Enabler and catalyser

It is through this role as enabler, supporter and advocate of social innovation that private philanthropy addresses the wealth gap challenge: not only do they deliver new social interventions, but by using their extensive networks and acting as figures of public influence they promote what ultimately will be adopted by larger non-profit organisations and, increasingly, by governments. Especially the latter are turning towards private philanthropy on their search for social innovation that enables the public sector to fulfill its social mandate while minding the costs. The recent launch of a program by the German bank for economic development, KfW, that provides financing to social entrepreneurs under the condition that they can secure additional funding by private donors, is an apt example of governments trying to harness the innovative power of private philanthropists. These interventions will increase the ability of the less fortunate both in developed or developing countries to have access to appropriate healthcare and education. This will help lay the foundations for future economic growth and participation in it: by linking private philanthropy of the wealthy to the economic participation of the less wealthy, the social fabric that makes for a stable, fair society is strengthened.

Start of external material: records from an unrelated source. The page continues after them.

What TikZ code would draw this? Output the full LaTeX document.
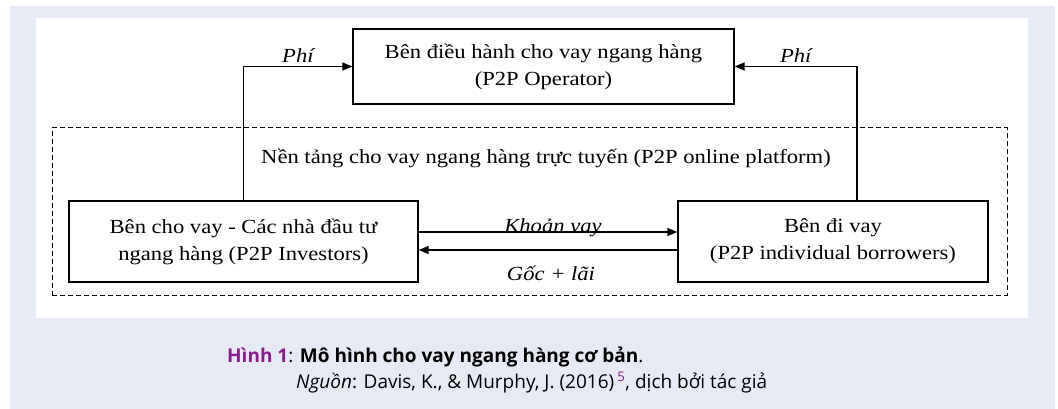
\documentclass[tikz,border=0pt]{standalone}
\usepackage{fontspec}
\setmainfont{Liberation Serif}[FakeStretch=1.13]
\newfontfamily\captfont{Open Sans}
\usetikzlibrary{arrows.meta, positioning}
\definecolor{pagebg}{HTML}{E6EAF5}
\definecolor{figpurple}{HTML}{8E1B8F}
\newcommand\diagsize{\fontsize{20}{27}\selectfont}
\newcommand\captsize{\fontsize{19}{22}\selectfont}
\newcommand\arry{9.5pt}

\begin{document}
\begin{tikzpicture}[x=1pt, y=-1pt, font=\diagsize,
    box/.style={rectangle, draw, line width=1.3pt, inner sep=0pt, align=center},
    link/.style={line width=1.3pt, -{Triangle[length=10pt, width=8pt]}}]

    \useasboundingbox (0,0) rectangle (1058,409);

    % Background
    \fill[pagebg] (10,6) rectangle (1055,409);
    \fill[white] (36,18) rectangle (1028,318);

    % Platform
    \node at (529.5, 211.5) [rectangle, draw, line width=1pt, dash pattern=on 5pt off 3pt, minimum width=955pt, minimum height=167pt] (platform) {};
    \node at (546, 158) (platformtext) {Nền tảng cho vay ngang hàng trực tuyến (P2P online platform)};

    % Operator
    \node at (543.5, 66.5) [box, minimum width=381pt, minimum height=75pt] (op) {Bên điều hành cho vay ngang hàng\\(P2P Operator)};

    % Investors and borrowers
    \node at (243.5, 241.5) [box, minimum width=349pt, minimum height=81pt] (inv) {Bên cho vay - Các nhà đầu tư\\ngang hàng (P2P Investors)};
    \node at (833, 241.5) [box, minimum width=310pt, minimum height=81pt] (bor) {Bên đi vay\\(P2P individual borrowers)};

    \draw[link] (inv.north) |- (op.west) node[pos=0.75, above, inner sep=3pt] {\itshape Phí};
    \draw[link] ([xshift=24pt]bor.north) |- (op.east) node[pos=0.75, above, inner sep=3pt] {\itshape Phí};
    \draw[link] ([yshift=\arry]inv.east) -- ([yshift=\arry]bor.west) node[midway, anchor=base, xshift=5pt] {\itshape Khoản vay};
    \draw[link] ([yshift=-8.5pt]bor.west) -- ([yshift=-8.5pt]inv.east) node[midway, anchor=base, yshift=-30pt, xshift=3pt] {\itshape Gốc + lãi};

    % Caption
    \node at (227, 362) [anchor=base west, font=\captfont\captsize, inner sep=0pt] (capt1) {\textcolor{figpurple}{\bfseries Hình 1}: \textbf{Mô hình cho vay ngang hàng cơ bản}.};
    \node at (296, 388) [anchor=base west, font=\captfont\captsize, inner sep=0pt] (capt2) {\textit{Nguồn}: Davis, K., \& Murphy, J. (2016)\,\textsuperscript{\textcolor{figpurple}{5}}, dịch bởi tác giả};

\end{tikzpicture}
\end{document}
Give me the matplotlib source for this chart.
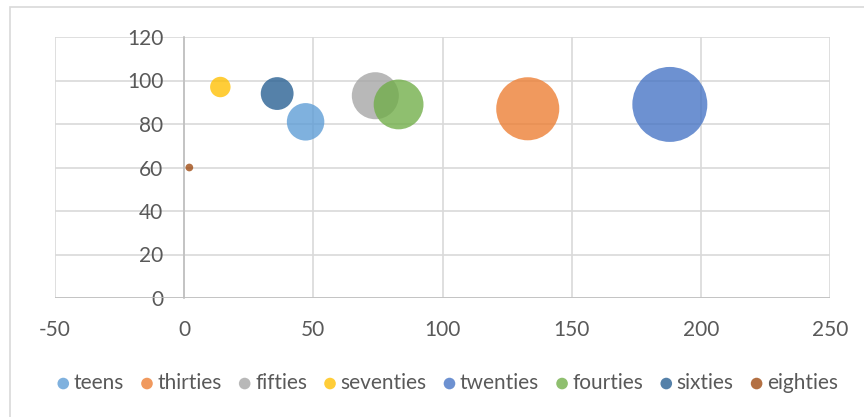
import matplotlib.pyplot as plt
from matplotlib.patches import Rectangle

plt.rcParams['font.family'] = ['Lato', 'DejaVu Sans']
plt.rcParams['axes.unicode_minus'] = False

# data (bubble size follows the x value)
names = ["teens", "thirties", "fifties", "seventies", "twenties", "fourties", "sixties", "eighties"]
xvals = [47, 133, 74, 14, 188, 83, 36, 2]
yvals = [81, 87, 93, 97, 89, 89, 94, 60]
sizes = [47, 133, 74, 14, 188, 83, 36, 2]
colors = ["#5B9BD5", "#ED7D31", "#A5A5A5", "#FFC000", "#4472C4", "#70AD47", "#255E91", "#9E480E"]

txt = "#595959"
grid = "#D9D9D9"

fig = plt.figure(figsize=(8.64, 4.17), dpi=100)
ax = fig.add_axes([55/864, 1-298/417, 775/864, 261/417])

# chart area border
fig.patches.append(Rectangle((10/864, -0.1), 1.0, 1-7/417+0.1, transform=fig.transFigure,
                             fill=False, edgecolor=grid, lw=1.2))

for n, x, y, s, c in zip(names, xvals, yvals, sizes, colors):
    ax.scatter([x], [y], s=s*15.5, color=c, alpha=0.78, edgecolors='none', label=n, zorder=3)

ax.set_xlim(-50, 250)
ax.set_ylim(0, 120)
ax.set_xticks(range(-50, 251, 50))
ax.set_yticks(range(0, 121, 20))
ax.grid(True, color=grid, lw=1.2, zorder=0)
ax.set_axisbelow(True)

for sp in ['top', 'right', 'bottom']:
    ax.spines[sp].set_visible(False)
ax.spines['left'].set_position(('data', 0))
ax.spines['left'].set_color("#BFBFBF")
ax.spines['left'].set_linewidth(1.2)
ax.axhline(0, color="#BFBFBF", lw=1.2, zorder=1)

ax.tick_params(axis='both', length=0, labelsize=15, colors=txt)
ax.tick_params(axis='y', pad=15)
ax.tick_params(axis='x', pad=16)

fig.legend(loc='center', bbox_to_anchor=(447/864, 1-383/417), ncol=8, frameon=False,
           fontsize=15, labelcolor=txt, handletextpad=0.15, columnspacing=0.75,
           handlelength=0.7, scatterpoints=1)
leg = fig.legends[0]
for h in leg.legend_handles:
    h.set_sizes([70])

fig.savefig("out.png", dpi=100)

Transparency to gain momentum

Private philanthropy will not balance societies that are otherwise challenged in their social cohesion through an overly inhomogeneous distribution of wealth and income. But it can, if done credibly, be a starting point for systemic change -- all the while shaping the future of the wealthy, too. Transparency on individual efforts could create the desired momentum as it allows for discussions on objectives and priorities as well as for collaboration. However, given the reputational risk and the challenges of building a successful philanthropic track record, such transparency may at first only be acceptable within the peer group. Closed conferences, of which there aren't too many yet, but where leading philanthropists, experts and social-sector professionals gather to exchange knowledge and further their philanthropy, have proven to be a very effective means. Very often such gatherings boost alliances around a shared theme of interest, they build scale and subsequently become visible to the broader public including private, public and civil sector organizations.